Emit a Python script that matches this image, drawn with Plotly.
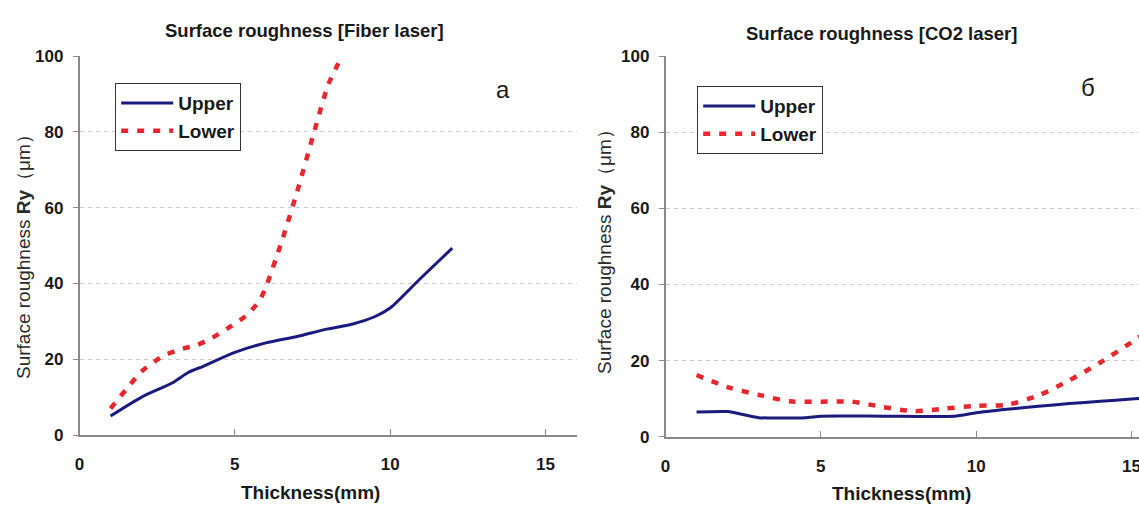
import plotly.graph_objects as go

# ---------------- data ----------------
fiber_upper_x = [1, 2, 3, 3.5, 4, 5, 6, 7, 8, 8.8, 9.5, 10, 11, 12]
fiber_upper_y = [5, 10, 13.8, 16.5, 18.2, 21.8, 24.3, 26, 28, 29.3, 31.2, 33.5, 41.5, 49.3]

fiber_lower_x = [1, 1.5, 2, 2.7, 3.2, 3.8, 4.2, 4.8, 5.4, 5.8, 6, 6.5, 7, 7.5, 8, 8.45]
fiber_lower_y = [7, 12, 16.8, 20.9, 22.5, 23.8, 25.3, 28.3, 31.7, 35.5, 39, 50.8, 64, 78.4, 92.3, 100]

co2_upper_x = [1, 2, 3, 4.5, 5, 7, 9.3, 10, 11, 12, 13, 14, 15, 15.5]
co2_upper_y = [6.5, 6.6, 5.0, 5.0, 5.4, 5.4, 5.4, 6.3, 7.2, 8.0, 8.7, 9.3, 9.9, 10.2]

co2_lower_x = [1, 2, 3, 4, 5, 6, 7, 8, 9, 10, 11, 12, 13, 14, 15, 15.5]
co2_lower_y = [16.2, 13, 11, 9.3, 9.2, 9.2, 7.8, 6.7, 7.4, 8.1, 8.4, 10.8, 14.8, 19.5, 24.8, 27.5]

series_names = ["Upper", "Lower"]
panel_titles = ["Surface roughness [Fiber laser]", "Surface roughness [CO2 laser]"]
panel_letters = ["a", "б"]
x_title = "Thickness(mm)"
y_title = "Surface roughness <b>Ry</b>（μm）"
y_ticks = [0, 20, 40, 60, 80, 100]
x_ticks = [0, 5, 10, 15]

# ---------------- styles ----------------
W, H = 1139, 505
NAVY = "#1b1b7e"
RED = "#e8262d"
FONT = "Liberation Sans, Arial, sans-serif"
AXIS_COL = "#8a8a8a"
GRID_COL = "#cdcdcd"

def px_x(p):
    return p / W

def px_y(p):
    return 1 - p / H

fig = go.Figure()

upper_line = dict(color=NAVY, width=3)
lower_line = dict(color=RED, width=4.5, dash="7px,9px")

fig.add_trace(go.Scatter(x=fiber_upper_x, y=fiber_upper_y, mode="lines", name=series_names[0],
                         line=dict(**upper_line, shape="spline", smoothing=0.7),
                         xaxis="x", yaxis="y", legend="legend"))
fig.add_trace(go.Scatter(x=fiber_lower_x, y=fiber_lower_y, mode="lines", name=series_names[1],
                         line=dict(**lower_line, shape="spline", smoothing=0.5),
                         xaxis="x", yaxis="y", legend="legend"))
fig.add_trace(go.Scatter(x=co2_upper_x, y=co2_upper_y, mode="lines", name=series_names[0],
                         line=dict(**upper_line, shape="spline", smoothing=0.5),
                         xaxis="x2", yaxis="y2", legend="legend2"))
fig.add_trace(go.Scatter(x=co2_lower_x, y=co2_lower_y, mode="lines", name=series_names[1],
                         line=dict(**lower_line, shape="spline", smoothing=0.7),
                         xaxis="x2", yaxis="y2", legend="legend2"))

tick_font = dict(family=FONT, size=17, color="#1a1a1a")

def xaxis_style(domain, rng, anchor):
    return dict(domain=domain, range=rng, anchor=anchor, tickvals=x_ticks,
                ticktext=[f"<b>{v}</b>" for v in x_ticks],
                showgrid=False, zeroline=False, showline=True, linecolor=AXIS_COL,
                linewidth=1.5, ticks="inside", ticklen=6, tickcolor=AXIS_COL,
                tickfont=tick_font, ticklabelstandoff=13, automargin=False,
                ticklabeloverflow="allow", fixedrange=True)

def yaxis_style(domain, anchor):
    return dict(domain=domain, range=[0, 100], anchor=anchor, tickvals=y_ticks,
                ticktext=[f"<b>{v}</b>" for v in y_ticks],
                showgrid=True, gridcolor=GRID_COL, gridwidth=1, griddash="4px,4px",
                zeroline=False, showline=True, linecolor=AXIS_COL, linewidth=1.5,
                ticks="outside", ticklen=5, tickcolor=AXIS_COL,
                tickfont=tick_font, ticklabelstandoff=6, automargin=False,
                ticklabeloverflow="allow", fixedrange=True)

left_x0, left_x1 = 79.5, 576.5
right_x0 = 665.5
unit = (left_x1 - left_x0) / 16.0
right_max = (W - right_x0) / unit

legend_font = dict(family=FONT, size=19, color="#1a1a1a")

fig.update_layout(
    width=W, height=H,
    margin=dict(l=0, r=0, t=0, b=0),
    paper_bgcolor="white", plot_bgcolor="white",
    template="none",
    font=dict(family=FONT, color="#1a1a1a"),
    xaxis=xaxis_style([px_x(left_x0), px_x(left_x1)], [0, 16], "y"),
    yaxis=yaxis_style([px_y(435), px_y(56)], "x"),
    xaxis2=xaxis_style([px_x(right_x0), 1.0], [0, right_max], "y2"),
    yaxis2=yaxis_style([px_y(436.7), px_y(56)], "x2"),
    legend=dict(x=px_x(115), y=px_y(83), xanchor="left", yanchor="top",
                bordercolor="#333333", borderwidth=1.2, bgcolor="white",
                font=legend_font, itemwidth=52, tracegroupgap=0),
    legend2=dict(x=px_x(697), y=px_y(86), xanchor="left", yanchor="top",
                 bordercolor="#333333", borderwidth=1.2, bgcolor="white",
                 font=legend_font, itemwidth=52, tracegroupgap=0),
    showlegend=True,
)

# make legend entry text bold via name markup
for tr in fig.data:
    tr.name = f"<b>{tr.name}</b>"

annotations = []
# panel titles
for cx, cy, t in [(304, 30, panel_titles[0]), (881, 33, panel_titles[1])]:
    annotations.append(dict(x=px_x(cx), y=px_y(cy), xref="paper", yref="paper",
                            text=f"<b>{t}</b>", showarrow=False, xanchor="center", yanchor="middle",
                            font=dict(family=FONT, size=18.5, color="#1a1a1a")))
# x titles
for cx, cy in [(310, 492), (901, 493)]:
    annotations.append(dict(x=px_x(cx), y=px_y(cy), xref="paper", yref="paper",
                            text=f"<b>{x_title}</b>", showarrow=False, xanchor="center", yanchor="middle",
                            font=dict(family=FONT, size=19, color="#1a1a1a")))
# y titles
for cx, cy in [(23, 252), (604, 247)]:
    annotations.append(dict(x=px_x(cx), y=px_y(cy), xref="paper", yref="paper",
                            text=y_title, showarrow=False, textangle=-90,
                            xanchor="center", yanchor="middle",
                            font=dict(family=FONT, size=19, color="#2a2a2a")))
# panel letters
for cx, cy, t in [(503, 90, panel_letters[0]), (1088, 88, panel_letters[1])]:
    annotations.append(dict(x=px_x(cx), y=px_y(cy), xref="paper", yref="paper",
                            text=t, showarrow=False, xanchor="center", yanchor="middle",
                            font=dict(family=FONT, size=24, color="#1a1a1a")))
fig.update_layout(annotations=annotations)

fig.write_html("out.html")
==*==
- THE TASK:
Starting at the top of the listing above, please restate word for word each line up to and including the one that holds "33.5, 41.5, 49.3]", omitting every image.

- EXERCISE SOLUTION:
Emit a Python script that matches this image, drawn with Plotly.
import plotly.graph_objects as go

# ---------------- data ----------------
fiber_upper_x = [1, 2, 3, 3.5, 4, 5, 6, 7, 8, 8.8, 9.5, 10, 11, 12]
fiber_upper_y = [5, 10, 13.8, 16.5, 18.2, 21.8, 24.3, 26, 28, 29.3, 31.2, 33.5, 41.5, 49.3]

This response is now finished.